Drop every picture, then transcribe the remaining data exactly.

···

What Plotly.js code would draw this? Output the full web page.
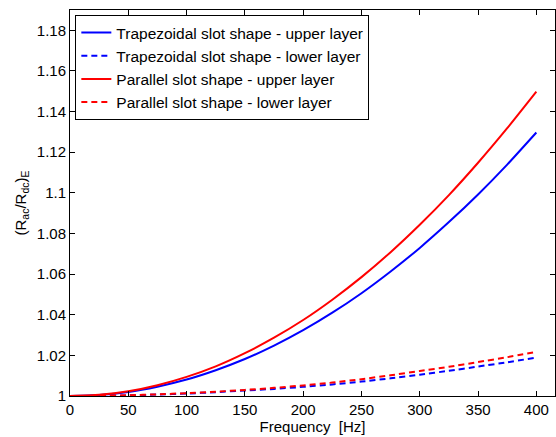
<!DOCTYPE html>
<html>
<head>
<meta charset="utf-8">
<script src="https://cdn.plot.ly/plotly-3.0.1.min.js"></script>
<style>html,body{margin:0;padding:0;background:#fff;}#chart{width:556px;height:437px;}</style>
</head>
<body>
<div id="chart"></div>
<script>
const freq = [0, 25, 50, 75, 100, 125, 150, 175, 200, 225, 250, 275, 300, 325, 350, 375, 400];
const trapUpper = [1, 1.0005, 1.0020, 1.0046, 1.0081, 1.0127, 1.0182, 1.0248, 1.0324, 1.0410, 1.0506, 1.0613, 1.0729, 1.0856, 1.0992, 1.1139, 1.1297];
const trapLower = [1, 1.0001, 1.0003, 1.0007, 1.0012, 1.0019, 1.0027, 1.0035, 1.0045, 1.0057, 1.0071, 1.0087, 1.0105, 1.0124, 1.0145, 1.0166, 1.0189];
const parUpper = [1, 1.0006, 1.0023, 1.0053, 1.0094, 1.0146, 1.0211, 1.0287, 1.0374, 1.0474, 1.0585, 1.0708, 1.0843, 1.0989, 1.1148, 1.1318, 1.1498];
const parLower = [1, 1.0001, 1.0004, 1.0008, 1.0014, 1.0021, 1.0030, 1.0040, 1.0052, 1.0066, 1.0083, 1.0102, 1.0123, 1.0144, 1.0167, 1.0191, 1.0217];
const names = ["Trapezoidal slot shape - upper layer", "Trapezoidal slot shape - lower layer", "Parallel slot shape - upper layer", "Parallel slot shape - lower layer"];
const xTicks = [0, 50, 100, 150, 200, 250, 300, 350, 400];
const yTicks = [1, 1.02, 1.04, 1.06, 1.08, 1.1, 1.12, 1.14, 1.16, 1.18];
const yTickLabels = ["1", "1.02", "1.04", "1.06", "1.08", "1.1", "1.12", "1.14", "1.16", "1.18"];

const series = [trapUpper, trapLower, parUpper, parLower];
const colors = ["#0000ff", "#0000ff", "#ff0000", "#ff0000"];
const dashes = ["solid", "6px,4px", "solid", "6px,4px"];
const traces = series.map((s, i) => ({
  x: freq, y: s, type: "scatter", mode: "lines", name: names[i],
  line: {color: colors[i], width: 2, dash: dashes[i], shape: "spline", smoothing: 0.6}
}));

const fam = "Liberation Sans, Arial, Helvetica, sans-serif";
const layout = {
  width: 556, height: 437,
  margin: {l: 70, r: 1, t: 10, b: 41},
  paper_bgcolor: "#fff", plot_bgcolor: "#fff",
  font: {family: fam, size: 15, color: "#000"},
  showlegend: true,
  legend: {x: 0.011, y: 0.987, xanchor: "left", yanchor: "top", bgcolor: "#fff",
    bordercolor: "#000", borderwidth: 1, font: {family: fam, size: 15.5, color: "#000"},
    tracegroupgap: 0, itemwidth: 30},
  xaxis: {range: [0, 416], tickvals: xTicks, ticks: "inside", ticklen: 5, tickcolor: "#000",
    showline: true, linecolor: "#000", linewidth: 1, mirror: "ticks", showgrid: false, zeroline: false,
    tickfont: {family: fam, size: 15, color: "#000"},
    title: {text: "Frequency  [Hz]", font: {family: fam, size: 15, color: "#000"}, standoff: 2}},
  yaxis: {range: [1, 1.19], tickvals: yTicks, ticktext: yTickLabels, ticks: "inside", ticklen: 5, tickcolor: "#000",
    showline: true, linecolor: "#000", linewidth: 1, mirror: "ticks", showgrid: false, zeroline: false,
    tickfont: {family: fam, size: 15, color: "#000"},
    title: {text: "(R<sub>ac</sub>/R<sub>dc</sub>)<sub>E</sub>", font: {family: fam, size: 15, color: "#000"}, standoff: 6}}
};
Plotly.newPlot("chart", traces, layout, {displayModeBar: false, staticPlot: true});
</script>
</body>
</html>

···

Exercise result:
What Plotly.js code would draw this? Output the full web page.
<!DOCTYPE html>
<html>
<head>
<meta charset="utf-8">
<script src="https://cdn.plot.ly/plotly-3.0.1.min.js"></script>
<style>html,body{margin:0;padding:0;background:#fff;}#chart{width:556px;height:437px;}</style>
</head>
<body>
<div id="chart"></div>
<script>
const freq = [0, 25, 50, 75, 100, 125, 150, 175, 200, 225, 250, 275, 300, 325, 350, 375, 400];
const trapUpper = [1, 1.0005, 1.0020, 1.0046, 1.0081, 1.0127, 1.0182, 1.0248, 1.0324, 1.0410, 1.0506, 1.0613, 1.0729, 1.0856, 1.0992, 1.1139, 1.1297];
const trapLower = [1, 1.0001, 1.0003, 1.0007, 1.0012, 1.0019, 1.0027, 1.0035, 1.0045, 1.0057, 1.0071, 1.0087, 1.0105, 1.0124, 1.0145, 1.0166, 1.0189];
const parUpper = [1, 1.0006, 1.0023, 1.0053, 1.0094, 1.0146, 1.0211, 1.0287, 1.0374, 1.0474, 1.0585, 1.0708, 1.0843, 1.0989, 1.1148, 1.1318, 1.1498];
const parLower = [1, 1.0001, 1.0004, 1.0008, 1.0014, 1.0021, 1.0030, 1.0040, 1.0052, 1.0066, 1.0083, 1.0102, 1.0123, 1.0144, 1.0167, 1.0191, 1.0217];
const names = ["Trapezoidal slot shape - upper layer", "Trapezoidal slot shape - lower layer", "Parallel slot shape - upper layer", "Parallel slot shape - lower layer"];
const xTicks = [0, 50, 100, 150, 200, 250, 300, 350, 400];
const yTicks = [1, 1.02, 1.04, 1.06, 1.08, 1.1, 1.12, 1.14, 1.16, 1.18];
const yTickLabels = ["1", "1.02", "1.04", "1.06", "1.08", "1.1", "1.12", "1.14", "1.16", "1.18"];

const series = [trapUpper, trapLower, parUpper, parLower];
const colors = ["#0000ff", "#0000ff", "#ff0000", "#ff0000"];
const dashes = ["solid", "6px,4px", "solid", "6px,4px"];
const traces = series.map((s, i) => ({
  x: freq, y: s, type: "scatter", mode: "lines", name: names[i],
  line: {color: colors[i], width: 2, dash: dashes[i], shape: "spline", smoothing: 0.6}
}));

const fam = "Liberation Sans, Arial, Helvetica, sans-serif";
const layout = {
  width: 556, height: 437,
  margin: {l: 70, r: 1, t: 10, b: 41},
  paper_bgcolor: "#fff", plot_bgcolor: "#fff",
  font: {family: fam, size: 15, color: "#000"},
  showlegend: true,
  legend: {x: 0.011, y: 0.987, xanchor: "left", yanchor: "top", bgcolor: "#fff",
    bordercolor: "#000", borderwidth: 1, font: {family: fam, size: 15.5, color: "#000"},
    tracegroupgap: 0, itemwidth: 30},
  xaxis: {range: [0, 416], tickvals: xTicks, ticks: "inside", ticklen: 5, tickcolor: "#000",
    showline: true, linecolor: "#000", linewidth: 1, mirror: "ticks", showgrid: false, zeroline: false,
    tickfont: {family: fam, size: 15, color: "#000"},
    title: {text: "Frequency  [Hz]", font: {family: fam, size: 15, color: "#000"}, standoff: 2}},
  yaxis: {range: [1, 1.19], tickvals: yTicks, ticktext: yTickLabels, ticks: "inside", ticklen: 5, tickcolor: "#000",
    showline: true, linecolor: "#000", linewidth: 1, mirror: "ticks", showgrid: false, zeroline: false,
    tickfont: {family: fam, size: 15, color: "#000"},
    title: {text: "(R<sub>ac</sub>/R<sub>dc</sub>)<sub>E</sub>", font: {family: fam, size: 15, color: "#000"}, standoff: 6}}
};
Plotly.newPlot("chart", traces, layout, {displayModeBar: false, staticPlot: true});
</script>
</body>
</html>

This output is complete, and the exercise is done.